• _GIVEN PROBLEM_
Among the entries below, which lines run from the line with "Rebuild this chart" through the line with "0.02176, 0.02417, 0.02858];"? Retype those, both ends included, exactly and without pictures.

────────────────────────────────────────

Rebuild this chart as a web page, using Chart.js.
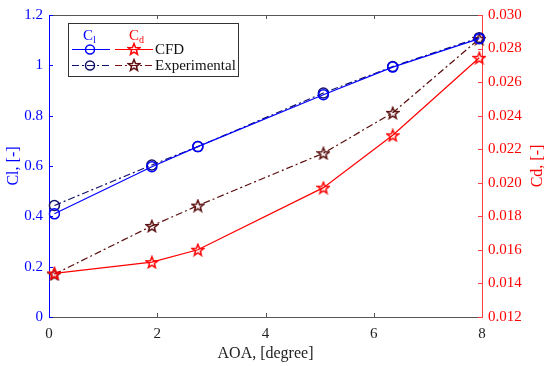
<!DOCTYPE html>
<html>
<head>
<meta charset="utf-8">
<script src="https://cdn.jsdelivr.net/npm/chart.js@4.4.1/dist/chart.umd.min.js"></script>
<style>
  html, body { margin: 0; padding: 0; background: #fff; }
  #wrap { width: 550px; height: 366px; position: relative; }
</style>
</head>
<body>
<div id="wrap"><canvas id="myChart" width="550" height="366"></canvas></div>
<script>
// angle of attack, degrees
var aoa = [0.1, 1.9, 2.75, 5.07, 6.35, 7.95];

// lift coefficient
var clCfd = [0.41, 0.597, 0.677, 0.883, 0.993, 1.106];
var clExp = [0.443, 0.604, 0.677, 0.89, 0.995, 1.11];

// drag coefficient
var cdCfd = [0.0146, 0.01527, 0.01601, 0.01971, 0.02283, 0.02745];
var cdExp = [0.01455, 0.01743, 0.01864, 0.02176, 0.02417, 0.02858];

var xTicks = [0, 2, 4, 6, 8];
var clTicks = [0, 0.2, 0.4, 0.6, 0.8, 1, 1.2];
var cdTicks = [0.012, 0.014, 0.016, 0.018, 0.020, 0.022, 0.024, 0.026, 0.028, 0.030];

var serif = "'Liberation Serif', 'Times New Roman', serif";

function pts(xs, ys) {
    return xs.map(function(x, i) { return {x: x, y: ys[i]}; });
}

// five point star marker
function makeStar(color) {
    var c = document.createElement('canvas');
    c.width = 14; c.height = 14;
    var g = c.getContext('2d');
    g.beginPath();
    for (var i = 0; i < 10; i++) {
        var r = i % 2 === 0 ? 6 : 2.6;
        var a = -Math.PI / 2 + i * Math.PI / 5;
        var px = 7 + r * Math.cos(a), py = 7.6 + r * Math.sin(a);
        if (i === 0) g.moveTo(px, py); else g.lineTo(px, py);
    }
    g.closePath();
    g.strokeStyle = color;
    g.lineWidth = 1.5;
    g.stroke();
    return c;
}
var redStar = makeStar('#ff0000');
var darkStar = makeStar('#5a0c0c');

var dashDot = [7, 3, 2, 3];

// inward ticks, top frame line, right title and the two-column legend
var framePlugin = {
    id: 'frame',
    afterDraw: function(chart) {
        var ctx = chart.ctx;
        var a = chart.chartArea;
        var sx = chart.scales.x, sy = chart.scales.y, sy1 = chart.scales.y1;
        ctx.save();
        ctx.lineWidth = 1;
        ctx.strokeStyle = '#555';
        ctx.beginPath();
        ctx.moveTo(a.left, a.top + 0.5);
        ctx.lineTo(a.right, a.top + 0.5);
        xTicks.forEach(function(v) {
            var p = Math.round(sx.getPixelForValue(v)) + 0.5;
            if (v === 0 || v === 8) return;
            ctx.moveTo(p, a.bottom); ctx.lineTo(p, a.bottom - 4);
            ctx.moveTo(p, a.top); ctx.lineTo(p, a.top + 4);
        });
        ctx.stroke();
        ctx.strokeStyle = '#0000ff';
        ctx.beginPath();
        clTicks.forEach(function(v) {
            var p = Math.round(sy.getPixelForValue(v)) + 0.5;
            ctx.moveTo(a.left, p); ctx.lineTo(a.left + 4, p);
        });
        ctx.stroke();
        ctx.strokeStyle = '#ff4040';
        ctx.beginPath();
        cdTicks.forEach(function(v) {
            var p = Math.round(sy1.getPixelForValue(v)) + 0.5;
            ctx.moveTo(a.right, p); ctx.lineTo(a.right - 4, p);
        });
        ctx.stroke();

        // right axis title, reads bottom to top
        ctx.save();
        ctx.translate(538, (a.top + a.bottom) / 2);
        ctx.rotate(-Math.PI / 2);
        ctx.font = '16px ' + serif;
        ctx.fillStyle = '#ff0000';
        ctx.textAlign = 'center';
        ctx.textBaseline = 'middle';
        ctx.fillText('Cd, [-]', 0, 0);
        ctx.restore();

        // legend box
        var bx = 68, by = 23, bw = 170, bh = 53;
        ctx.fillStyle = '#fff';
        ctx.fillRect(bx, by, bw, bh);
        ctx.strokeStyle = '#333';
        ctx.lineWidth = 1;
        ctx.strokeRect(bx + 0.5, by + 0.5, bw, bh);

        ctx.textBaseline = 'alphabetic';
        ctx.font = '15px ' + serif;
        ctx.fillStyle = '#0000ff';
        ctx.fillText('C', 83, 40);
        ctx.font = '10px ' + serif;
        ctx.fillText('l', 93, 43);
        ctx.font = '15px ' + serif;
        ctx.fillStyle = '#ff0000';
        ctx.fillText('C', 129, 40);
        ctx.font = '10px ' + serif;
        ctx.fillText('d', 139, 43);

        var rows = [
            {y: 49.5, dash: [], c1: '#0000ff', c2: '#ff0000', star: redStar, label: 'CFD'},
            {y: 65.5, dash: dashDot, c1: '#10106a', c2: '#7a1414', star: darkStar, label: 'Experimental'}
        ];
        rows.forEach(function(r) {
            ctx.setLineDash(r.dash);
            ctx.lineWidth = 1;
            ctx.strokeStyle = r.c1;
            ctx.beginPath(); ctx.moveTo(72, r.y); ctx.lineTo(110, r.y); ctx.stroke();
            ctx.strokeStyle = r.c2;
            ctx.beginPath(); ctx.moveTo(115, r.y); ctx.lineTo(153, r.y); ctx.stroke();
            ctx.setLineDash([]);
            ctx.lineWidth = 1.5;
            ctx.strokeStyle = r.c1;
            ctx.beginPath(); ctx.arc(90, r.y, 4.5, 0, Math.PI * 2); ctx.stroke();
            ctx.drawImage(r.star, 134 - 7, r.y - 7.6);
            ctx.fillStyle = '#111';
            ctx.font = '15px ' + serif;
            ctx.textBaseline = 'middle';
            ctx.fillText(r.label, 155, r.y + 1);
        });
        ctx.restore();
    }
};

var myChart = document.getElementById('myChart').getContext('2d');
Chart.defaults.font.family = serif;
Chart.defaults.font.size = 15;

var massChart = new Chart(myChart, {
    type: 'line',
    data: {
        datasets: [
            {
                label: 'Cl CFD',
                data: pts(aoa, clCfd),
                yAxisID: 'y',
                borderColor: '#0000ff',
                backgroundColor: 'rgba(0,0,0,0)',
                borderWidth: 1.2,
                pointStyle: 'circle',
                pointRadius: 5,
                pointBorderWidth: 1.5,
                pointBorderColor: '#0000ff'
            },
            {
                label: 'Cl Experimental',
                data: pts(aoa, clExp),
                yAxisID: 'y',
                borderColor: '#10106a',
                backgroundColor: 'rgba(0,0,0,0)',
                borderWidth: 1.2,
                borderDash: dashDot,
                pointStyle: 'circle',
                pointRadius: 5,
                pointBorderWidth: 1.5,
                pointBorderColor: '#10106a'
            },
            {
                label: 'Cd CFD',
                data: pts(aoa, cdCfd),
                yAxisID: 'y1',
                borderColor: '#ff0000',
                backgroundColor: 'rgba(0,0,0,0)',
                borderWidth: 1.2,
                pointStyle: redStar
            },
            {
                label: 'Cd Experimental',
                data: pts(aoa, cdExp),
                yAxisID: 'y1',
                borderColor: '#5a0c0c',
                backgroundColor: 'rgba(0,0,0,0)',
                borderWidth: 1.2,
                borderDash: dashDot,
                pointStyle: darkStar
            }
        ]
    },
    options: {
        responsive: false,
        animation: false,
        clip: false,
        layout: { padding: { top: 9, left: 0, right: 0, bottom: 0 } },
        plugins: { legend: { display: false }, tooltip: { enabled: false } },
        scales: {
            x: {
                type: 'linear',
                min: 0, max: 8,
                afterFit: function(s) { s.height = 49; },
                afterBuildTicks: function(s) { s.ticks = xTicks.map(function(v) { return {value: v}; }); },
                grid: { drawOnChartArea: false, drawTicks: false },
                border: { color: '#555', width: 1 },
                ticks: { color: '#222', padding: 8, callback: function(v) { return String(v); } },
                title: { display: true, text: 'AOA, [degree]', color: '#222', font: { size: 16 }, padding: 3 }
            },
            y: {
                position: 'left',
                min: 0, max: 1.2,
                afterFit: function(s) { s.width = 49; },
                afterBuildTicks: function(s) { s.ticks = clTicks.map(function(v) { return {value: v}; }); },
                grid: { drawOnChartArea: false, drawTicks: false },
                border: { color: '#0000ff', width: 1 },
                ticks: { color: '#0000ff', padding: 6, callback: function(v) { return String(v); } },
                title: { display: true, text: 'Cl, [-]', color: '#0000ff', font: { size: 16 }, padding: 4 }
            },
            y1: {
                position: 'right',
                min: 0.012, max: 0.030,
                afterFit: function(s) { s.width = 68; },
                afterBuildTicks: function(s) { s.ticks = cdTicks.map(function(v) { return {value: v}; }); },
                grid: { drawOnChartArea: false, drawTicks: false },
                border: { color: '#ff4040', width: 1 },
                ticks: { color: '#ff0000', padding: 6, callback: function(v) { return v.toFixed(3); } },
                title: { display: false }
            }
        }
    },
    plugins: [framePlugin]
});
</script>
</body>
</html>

────────────────────────────────────────

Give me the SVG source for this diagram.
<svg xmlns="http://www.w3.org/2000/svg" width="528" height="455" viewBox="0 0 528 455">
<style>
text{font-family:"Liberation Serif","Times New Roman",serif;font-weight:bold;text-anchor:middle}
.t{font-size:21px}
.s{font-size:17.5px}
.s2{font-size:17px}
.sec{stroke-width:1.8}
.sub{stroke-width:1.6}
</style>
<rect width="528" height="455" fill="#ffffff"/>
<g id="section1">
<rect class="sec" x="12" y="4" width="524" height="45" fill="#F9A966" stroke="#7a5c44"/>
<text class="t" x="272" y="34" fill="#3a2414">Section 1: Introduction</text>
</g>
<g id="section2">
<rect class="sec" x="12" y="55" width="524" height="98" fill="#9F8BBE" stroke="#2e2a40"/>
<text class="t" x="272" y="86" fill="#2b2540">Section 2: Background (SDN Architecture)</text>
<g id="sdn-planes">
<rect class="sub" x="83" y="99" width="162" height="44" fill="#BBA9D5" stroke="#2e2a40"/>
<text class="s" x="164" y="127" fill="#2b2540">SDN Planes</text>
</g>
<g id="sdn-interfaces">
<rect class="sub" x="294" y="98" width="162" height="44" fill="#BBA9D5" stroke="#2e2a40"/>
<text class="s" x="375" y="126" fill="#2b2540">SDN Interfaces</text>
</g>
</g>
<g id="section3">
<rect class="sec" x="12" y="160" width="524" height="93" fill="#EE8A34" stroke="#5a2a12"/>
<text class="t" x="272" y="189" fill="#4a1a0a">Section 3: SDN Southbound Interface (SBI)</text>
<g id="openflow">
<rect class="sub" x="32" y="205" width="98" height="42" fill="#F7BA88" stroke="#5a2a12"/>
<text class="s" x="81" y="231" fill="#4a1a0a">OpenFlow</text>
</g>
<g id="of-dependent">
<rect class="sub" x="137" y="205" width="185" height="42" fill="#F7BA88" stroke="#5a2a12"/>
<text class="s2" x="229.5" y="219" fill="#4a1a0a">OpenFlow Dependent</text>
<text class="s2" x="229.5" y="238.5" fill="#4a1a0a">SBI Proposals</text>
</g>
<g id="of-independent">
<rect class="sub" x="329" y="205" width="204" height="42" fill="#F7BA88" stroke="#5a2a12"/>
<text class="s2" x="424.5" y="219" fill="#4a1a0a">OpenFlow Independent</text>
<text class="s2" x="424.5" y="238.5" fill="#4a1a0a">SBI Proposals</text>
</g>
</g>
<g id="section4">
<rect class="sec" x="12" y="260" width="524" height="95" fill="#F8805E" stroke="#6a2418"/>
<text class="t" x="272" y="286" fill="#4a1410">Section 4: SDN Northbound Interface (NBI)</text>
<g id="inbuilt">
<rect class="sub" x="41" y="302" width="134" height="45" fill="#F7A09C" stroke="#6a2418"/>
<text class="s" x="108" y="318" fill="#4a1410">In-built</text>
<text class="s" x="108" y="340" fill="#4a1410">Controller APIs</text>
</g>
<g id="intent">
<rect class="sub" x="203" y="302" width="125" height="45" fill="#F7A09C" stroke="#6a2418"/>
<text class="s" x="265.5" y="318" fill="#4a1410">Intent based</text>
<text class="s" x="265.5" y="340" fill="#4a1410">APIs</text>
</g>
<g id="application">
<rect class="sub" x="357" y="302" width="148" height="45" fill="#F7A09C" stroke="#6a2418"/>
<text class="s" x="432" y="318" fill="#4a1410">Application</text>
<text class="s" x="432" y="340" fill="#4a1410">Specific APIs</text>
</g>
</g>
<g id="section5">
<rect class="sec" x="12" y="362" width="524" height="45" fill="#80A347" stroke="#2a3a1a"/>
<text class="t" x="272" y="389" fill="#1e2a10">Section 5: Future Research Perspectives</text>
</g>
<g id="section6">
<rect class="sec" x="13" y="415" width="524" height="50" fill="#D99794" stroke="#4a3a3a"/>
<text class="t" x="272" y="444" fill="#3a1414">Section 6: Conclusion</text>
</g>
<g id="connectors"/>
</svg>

────────────────────────────────────────

• _OUTPUT FOR THIS TASK_
Rebuild this chart as a web page, using Chart.js.
<!DOCTYPE html>
<html>
<head>
<meta charset="utf-8">
<script src="https://cdn.jsdelivr.net/npm/chart.js@4.4.1/dist/chart.umd.min.js"></script>
<style>
  html, body { margin: 0; padding: 0; background: #fff; }
  #wrap { width: 550px; height: 366px; position: relative; }
</style>
</head>
<body>
<div id="wrap"><canvas id="myChart" width="550" height="366"></canvas></div>
<script>
// angle of attack, degrees
var aoa = [0.1, 1.9, 2.75, 5.07, 6.35, 7.95];

// lift coefficient
var clCfd = [0.41, 0.597, 0.677, 0.883, 0.993, 1.106];
var clExp = [0.443, 0.604, 0.677, 0.89, 0.995, 1.11];

// drag coefficient
var cdCfd = [0.0146, 0.01527, 0.01601, 0.01971, 0.02283, 0.02745];
var cdExp = [0.01455, 0.01743, 0.01864, 0.02176, 0.02417, 0.02858];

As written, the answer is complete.